In "The Cask of Amontillado," what is the significance of Montressor's burying his victim alive?Poe uses this image in many stories.
Since many of Edgar Allan Poe's stories are of the gothic genre, horror is certainly an added ingredient to his tales. In "The Cask of Amontillado," for instance, the narrator is clearly not a reliably sane one. For, he declares in the exposition "the thousand injuries" that he has suffered and how he will be avenged on Fortunato. Since he has endured countless injuries, Montresor desires in his revenge to make his victim, Fortunato, suffer. Like a cat toying with a mouse, Montresor takes Fortunato into the catacombs and mimics the Masons to which Fortunato belongs, points to his coat of arms with its brutal message, tetters his victim to a wall, and then closes him in alive so that he will understand, finally, that Montresor is avenging himself. As the reader recalls, Montesor establishes the condition that a wrong
is equally unredressed when the avenger fails to make himself felt as such to him who has done the wrong.
All of these actions, juxtaposed with the uninterrupted calm and confidence of voice with which Montesor narrates, contribute to the horror of the torture of Fortunato, and to the macabre and haunting ending of the gothic tale.
Technically, Montressor did not actually bury Fortunato, though the location (in a catacombs) and the method (a four-sided wall) are closely related. Nor did Montressor actually kill Fortunato; he left his enemy to die of starvation (or possibly fright). The manner of the revenge allowed for the death of Fortunato without Montressor having to bloody his hands. Montressor's purpose was to exact a long and tortuous death upon Fortunato, but without the possibility of being found out. The mental torture inflicted upon Fortunato must have been enough to satisfy Montressor. For Poe, whose stories often included blood, gore and dismemberment, this was a different type of torture that still left a deep impact upon the reader.

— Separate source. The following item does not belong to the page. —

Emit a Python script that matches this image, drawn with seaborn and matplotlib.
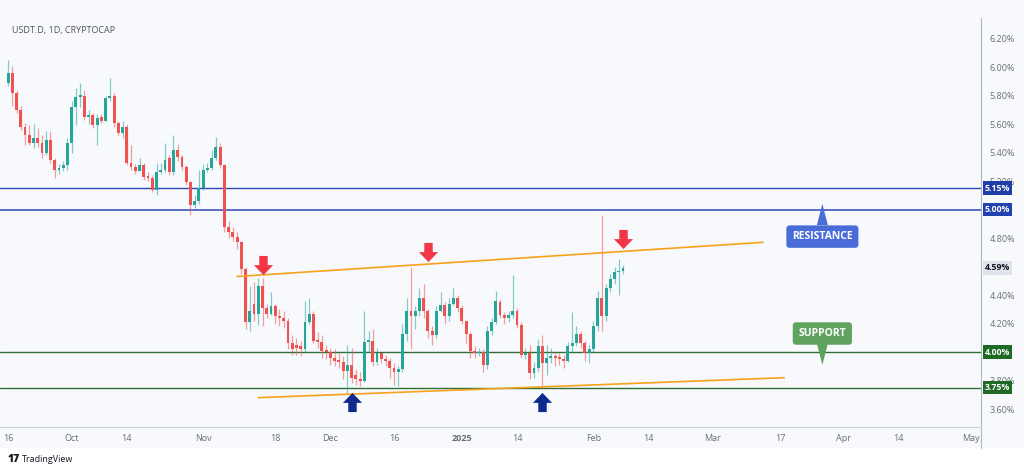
import matplotlib
matplotlib.use("Agg")
import numpy as np
import pandas as pd
import seaborn as sns
import matplotlib.pyplot as plt
import matplotlib.dates as mdates
from matplotlib.path import Path
from matplotlib.patches import Rectangle, Polygon
from matplotlib.transforms import blended_transform_factory

# daily candles of USDT.D from 2024-09-16
start_date = "2024-09-16"
opens = [5.89, 5.96, 5.82, 5.70, 5.58, 5.52, 5.47, 5.50, 5.47, 5.40,
         5.49, 5.35, 5.28, 5.29, 5.31, 5.47, 5.72, 5.79, 5.80, 5.65,
         5.66, 5.59, 5.65, 5.62, 5.78, 5.80, 5.61, 5.54, 5.58, 5.33,
         5.30, 5.27, 5.31, 5.23, 5.22, 5.14, 5.26, 5.28, 5.36, 5.26,
         5.42, 5.37, 5.30, 5.19, 5.03, 5.06, 5.15, 5.28, 5.29, 5.36,
         5.44, 5.31, 4.88, 4.84, 4.81, 4.77, 4.58, 4.21, 4.34, 4.27,
         4.46, 4.31, 4.27, 4.32, 4.25, 4.24, 4.22, 4.06, 4.05, 4.04,
         4.02, 4.21, 4.27, 4.08, 4.07, 4.01, 4.00, 3.96, 3.94, 3.93,
         3.87, 3.91, 3.84, 3.81, 3.80, 4.07, 4.08, 3.93, 3.99, 3.95,
         3.94, 3.89, 3.86, 3.88, 4.13, 4.29, 4.25, 4.29, 4.38, 4.29,
         4.15, 4.12, 4.29, 4.33, 4.25, 4.34, 4.38, 4.31, 4.22, 4.13,
         4.01, 3.99, 4.00, 3.91, 4.15, 4.21, 4.35, 4.26, 4.24, 4.26,
         4.29, 4.19, 3.98, 3.99, 3.85, 3.89, 4.04, 3.92, 3.96, 3.97,
         3.96, 3.95, 3.94, 4.04, 4.06, 4.13, 4.06, 3.99, 4.02, 4.18,
         4.38, 4.25, 4.45, 4.51, 4.56, 4.57]
highs = [6.05, 6.01, 5.84, 5.73, 5.61, 5.59, 5.60, 5.57, 5.52, 5.55,
         5.55, 5.36, 5.32, 5.34, 5.50, 5.76, 5.85, 5.89, 5.84, 5.70,
         5.68, 5.67, 5.67, 5.80, 5.92, 5.82, 5.62, 5.62, 5.60, 5.45,
         5.32, 5.36, 5.33, 5.26, 5.24, 5.33, 5.33, 5.47, 5.38, 5.52,
         5.46, 5.38, 5.31, 5.20, 5.10, 5.28, 5.32, 5.33, 5.42, 5.51,
         5.47, 5.32, 4.92, 4.88, 4.84, 4.78, 4.60, 4.46, 4.49, 4.52,
         4.52, 4.34, 4.42, 4.34, 4.30, 4.29, 4.24, 4.12, 4.10, 4.08,
         4.36, 4.38, 4.29, 4.14, 4.12, 4.05, 4.03, 4.02, 3.99, 3.97,
         4.05, 4.03, 3.88, 3.86, 4.29, 4.15, 4.16, 4.03, 3.99, 3.98,
         3.96, 3.92, 3.90, 4.20, 4.38, 4.60, 4.32, 4.45, 4.48, 4.30,
         4.18, 4.32, 4.42, 4.35, 4.38, 4.45, 4.40, 4.33, 4.22, 4.14,
         4.04, 4.03, 4.02, 4.18, 4.24, 4.43, 4.37, 4.28, 4.29, 4.54,
         4.31, 4.21, 4.03, 4.05, 3.93, 4.09, 4.12, 4.05, 4.03, 4.01,
         3.99, 3.98, 4.07, 4.28, 4.18, 4.15, 4.08, 4.05, 4.22, 4.43,
         4.96, 4.48, 4.55, 4.60, 4.65, 4.61]
lows = [5.87, 5.73, 5.68, 5.56, 5.45, 5.45, 5.43, 5.44, 5.36, 5.38,
        5.33, 5.22, 5.25, 5.27, 5.28, 5.40, 5.59, 5.72, 5.63, 5.60,
        5.57, 5.45, 5.61, 5.62, 5.76, 5.58, 5.52, 5.50, 5.31, 5.28,
        5.25, 5.27, 5.21, 5.20, 5.12, 5.10, 5.25, 5.26, 5.24, 5.24,
        5.34, 5.28, 5.17, 4.96, 5.01, 5.04, 5.14, 5.26, 5.28, 5.35,
        5.29, 4.84, 4.80, 4.78, 4.72, 4.55, 4.16, 4.15, 4.22, 4.19,
        4.18, 4.24, 4.26, 4.20, 4.18, 4.17, 4.02, 3.98, 3.98, 3.97,
        3.99, 4.20, 4.06, 4.03, 3.96, 3.95, 3.91, 3.90, 3.89, 3.81,
        3.71, 3.78, 3.77, 3.76, 3.79, 4.00, 3.90, 3.91, 3.92, 3.90,
        3.82, 3.77, 3.76, 3.86, 4.08, 4.02, 4.16, 4.25, 4.24, 4.10,
        4.05, 4.10, 4.28, 4.20, 4.22, 4.33, 4.28, 4.20, 4.06, 3.96,
        3.96, 3.97, 3.86, 3.88, 4.12, 4.20, 4.24, 4.20, 4.21, 4.24,
        4.17, 3.96, 3.95, 3.81, 3.82, 3.86, 3.75, 3.84, 3.92, 3.90,
        3.91, 3.89, 3.93, 4.00, 4.04, 4.03, 3.94, 3.92, 3.99, 4.15,
        4.15, 4.22, 4.42, 4.48, 4.40, 4.55]
closes = [5.96, 5.82, 5.70, 5.58, 5.52, 5.47, 5.50, 5.47, 5.40, 5.49,
          5.35, 5.28, 5.29, 5.31, 5.47, 5.72, 5.79, 5.80, 5.65, 5.66,
          5.59, 5.64, 5.62, 5.78, 5.80, 5.61, 5.54, 5.58, 5.33, 5.30,
          5.27, 5.31, 5.23, 5.22, 5.14, 5.26, 5.28, 5.35, 5.26, 5.42,
          5.37, 5.30, 5.19, 5.03, 5.06, 5.15, 5.28, 5.29, 5.36, 5.44,
          5.31, 4.88, 4.84, 4.81, 4.77, 4.58, 4.21, 4.29, 4.27, 4.46,
          4.31, 4.27, 4.32, 4.25, 4.24, 4.22, 4.06, 4.02, 4.03, 4.02,
          4.21, 4.27, 4.08, 4.07, 4.01, 4.00, 3.96, 3.94, 3.93, 3.87,
          3.91, 3.82, 3.81, 3.80, 4.07, 4.08, 3.93, 3.99, 3.95, 3.94,
          3.89, 3.86, 3.88, 4.13, 4.29, 4.25, 4.29, 4.38, 4.29, 4.15,
          4.12, 4.29, 4.33, 4.25, 4.34, 4.38, 4.31, 4.22, 4.13, 4.01,
          3.99, 4.00, 3.91, 4.15, 4.21, 4.36, 4.26, 4.24, 4.26, 4.29,
          4.19, 3.98, 3.99, 3.85, 3.89, 4.04, 3.92, 3.96, 3.97, 3.96,
          3.95, 3.94, 4.04, 4.06, 4.13, 4.06, 3.99, 4.02, 4.18, 4.38,
          4.25, 4.45, 4.51, 4.56, 4.57, 4.59]

# horizontal levels
level_values = [5.15, 5.00, 4.00, 3.75]
level_colors = ["#2a49b5", "#5b6dc8", "#2f6f35", "#2f6f35"]
level_box_colors = ["#1f3ea8", "#2242b0", "#1e6a24", "#1e6a24"]
last_price = 4.59

# trend lines
upper_trend_dates = ["2024-11-09", "2025-03-13"]
upper_trend_values = [4.53, 4.77]
lower_trend_dates = ["2024-11-14", "2025-03-18"]
lower_trend_values = [3.68, 3.82]

# arrows
sell_dates = ["2024-11-15", "2024-12-24", "2025-02-08"]
sell_values = [4.61, 4.705, 4.79]
buy_dates = ["2024-12-06", "2025-01-20"]
buy_values = [3.65, 3.65]

tick_dates = ["2024-09-16", "2024-10-01", "2024-10-14", "2024-11-01", "2024-11-18",
              "2024-12-01", "2024-12-16", "2025-01-01", "2025-01-14", "2025-02-01",
              "2025-02-14", "2025-03-01", "2025-03-17", "2025-04-01", "2025-04-14",
              "2025-05-01"]
tick_labels = ["16", "Oct", "14", "Nov", "18", "Dec", "16", "2025", "14", "Feb",
               "14", "Mar", "17", "Apr", "14", "May"]
# 4.00, 4.60 and 5.00 sit under the price boxes
price_ticks = [3.60, 3.80, 4.20, 4.40, 4.80, 5.20, 5.40, 5.60, 5.80, 6.00, 6.20]

up_color = "#26a69a"
down_color = "#ef5350"
panel_color = "#f8f9fd"
text_color = "#6a6d78"

sns.set_style("white")
plt.rcParams["font.family"] = ["Open Sans", "DejaVu Sans"]

df = pd.DataFrame({"open": opens, "high": highs, "low": lows, "close": closes})
df["date"] = pd.date_range(start_date, periods=len(df), freq="D")
df["x"] = mdates.date2num(df["date"])
df["up"] = df["close"] >= df["open"]

fig = plt.figure(figsize=(10.24, 4.72), dpi=100)
fig.patch.set_facecolor("white")
fig.patches.append(Rectangle((0, 24 / 472), 1, 1, transform=fig.transFigure,
                             facecolor=panel_color, edgecolor="none", zorder=-5))

ax = fig.add_axes([0.0, 1 - 427 / 472, 981 / 1024, (427 - 18) / 472])
ax.set_zorder(2)
ax.set_facecolor(panel_color)

# candles
colors = np.where(df["up"], up_color, down_color)
ax.vlines(df["x"], df["low"], df["high"], colors=colors, linewidth=0.9, alpha=0.55, zorder=3)
body_low = np.minimum(df["open"], df["close"])
body_h = np.maximum(np.abs(df["close"] - df["open"]), 0.012)
ax.bar(df["x"], body_h, bottom=body_low, width=0.68, color=colors, linewidth=0, zorder=4)

# levels
for val, col in zip(level_values, level_colors):
    lw = 1.4 if val == 5.00 else 1.0
    ax.axhline(val, color=col, linewidth=lw, zorder=2)

# trend lines
for d, v in [(upper_trend_dates, upper_trend_values), (lower_trend_dates, lower_trend_values)]:
    sns.lineplot(x=mdates.date2num(pd.to_datetime(d)), y=v, ax=ax,
                 color="#f7a21b", linewidth=1.2, zorder=5)

# arrow markers
down_arrow = Path([(-0.22, 0.5), (0.22, 0.5), (0.22, 0.02), (0.5, 0.02), (0, -0.5),
                   (-0.5, 0.02), (-0.22, 0.02), (-0.22, 0.5)], closed=True)
up_arrow = Path([(x, -y) for x, y in down_arrow.vertices], closed=True)
sns.scatterplot(x=mdates.date2num(pd.to_datetime(sell_dates)), y=sell_values, ax=ax,
                marker=down_arrow, s=190, color="#f23645", linewidth=0, zorder=6)
sns.scatterplot(x=mdates.date2num(pd.to_datetime(buy_dates)), y=buy_values, ax=ax,
                marker=up_arrow, s=190, color="#0d2a8c", linewidth=0, zorder=6)

# callouts
callout_x = mdates.date2num(pd.Timestamp("2025-03-27"))
ax.add_patch(Polygon([(callout_x - 1.3, 4.89), (callout_x + 1.3, 4.89), (callout_x, 5.04)],
                     closed=True, facecolor="#4a6cd9", edgecolor="none", zorder=6))
ax.text(callout_x, 4.81, "RESISTANCE", ha="center", va="center", color="white",
        fontsize=7.5, fontweight="bold", zorder=7,
        bbox=dict(boxstyle="round,pad=0.55,rounding_size=0.3", facecolor="#4a6cd9", edgecolor="none"))
ax.add_patch(Polygon([(callout_x - 1.3, 4.06), (callout_x + 1.3, 4.06), (callout_x, 3.91)],
                     closed=True, facecolor="#5fa35f", edgecolor="none", zorder=6))
ax.text(callout_x, 4.13, "SUPPORT", ha="center", va="center", color="white",
        fontsize=7.5, fontweight="bold", zorder=7,
        bbox=dict(boxstyle="round,pad=0.55,rounding_size=0.3", facecolor="#5fa35f", edgecolor="none"))

# axes limits
x0 = mdates.date2num(pd.Timestamp(start_date)) - 1.9
x1 = mdates.date2num(pd.Timestamp("2024-10-01")) + 214.4
ax.set_xlim(x0, x1)
ax.set_ylim(3.474, 6.344)

ax.yaxis.tick_right()
ax.set_yticks(price_ticks)
ax.set_yticklabels([f"{t:.2f}%" for t in price_ticks])
ax.set_xticks(mdates.date2num(pd.to_datetime(tick_dates)))
ax.set_xticklabels(tick_labels)
for lab in ax.get_xticklabels():
    if lab.get_text() == "2025":
        lab.set_fontweight("bold")
        lab.set_color("#2a2e39")
ax.tick_params(axis="both", length=0, labelsize=6.5, labelcolor=text_color)
ax.tick_params(axis="y", pad=6)
ax.tick_params(axis="x", pad=5)
ax.set_xlabel("")
ax.set_ylabel("")
for side in ["top", "left"]:
    ax.spines[side].set_visible(False)
ax.spines["right"].set_color("#b2b5be")
ax.spines["bottom"].set_color("#d1d4dc")
ax.spines["right"].set_linewidth(0.8)
ax.spines["bottom"].set_linewidth(0.8)
fig.add_artist(plt.Line2D([981 / 1024, 981 / 1024], [24 / 472, 45 / 472],
                          transform=fig.transFigure, color="#b2b5be", linewidth=0.8))

# price labels on the right scale
tr = blended_transform_factory(ax.transAxes, ax.transData)
for val, col in zip(level_values, level_box_colors):
    ax.text(1.004, val, f"{val:.2f}%", transform=tr, ha="left", va="center", fontsize=6.3,
            color="white", fontweight="bold", clip_on=False, zorder=8,
            bbox=dict(boxstyle="square,pad=0.25", facecolor=col, edgecolor="none"))
ax.text(1.004, last_price, f"{last_price:.2f}%", transform=tr, ha="left", va="center",
        fontsize=6.3, color="#131722", fontweight="bold", clip_on=False, zorder=8,
        bbox=dict(boxstyle="square,pad=0.25", facecolor="#e0e3eb", edgecolor="none"))

fig.text(12 / 1024, 1 - 30 / 472, "USDT.D, 1D, CRYPTOCAP", fontsize=6.5,
         color="#50535e", va="center", ha="left")
fig.text(8 / 1024, 1 - 460 / 472, "17", fontsize=7.5, fontweight="heavy",
         color="#131722", va="center", ha="left")
fig.text(22 / 1024, 1 - 460 / 472, "TradingView", fontsize=6.5,
         color="#131722", va="center", ha="left")

fig.savefig("out.png", dpi=100, facecolor=fig.get_facecolor())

The significance of Montressor's burying his victim alive may be interpreted on a more abstract level. The walls of the catacomb, which close in on Fortunato, may symbolize the emotional and psychological "walls" alcoholism seal around the suffer of this disease. Also, the parallelism may be drawn around the fact that death by alcoholism is often slow and lonely. Overall, the metaphor of the "walls" seem to be essential in this scenario.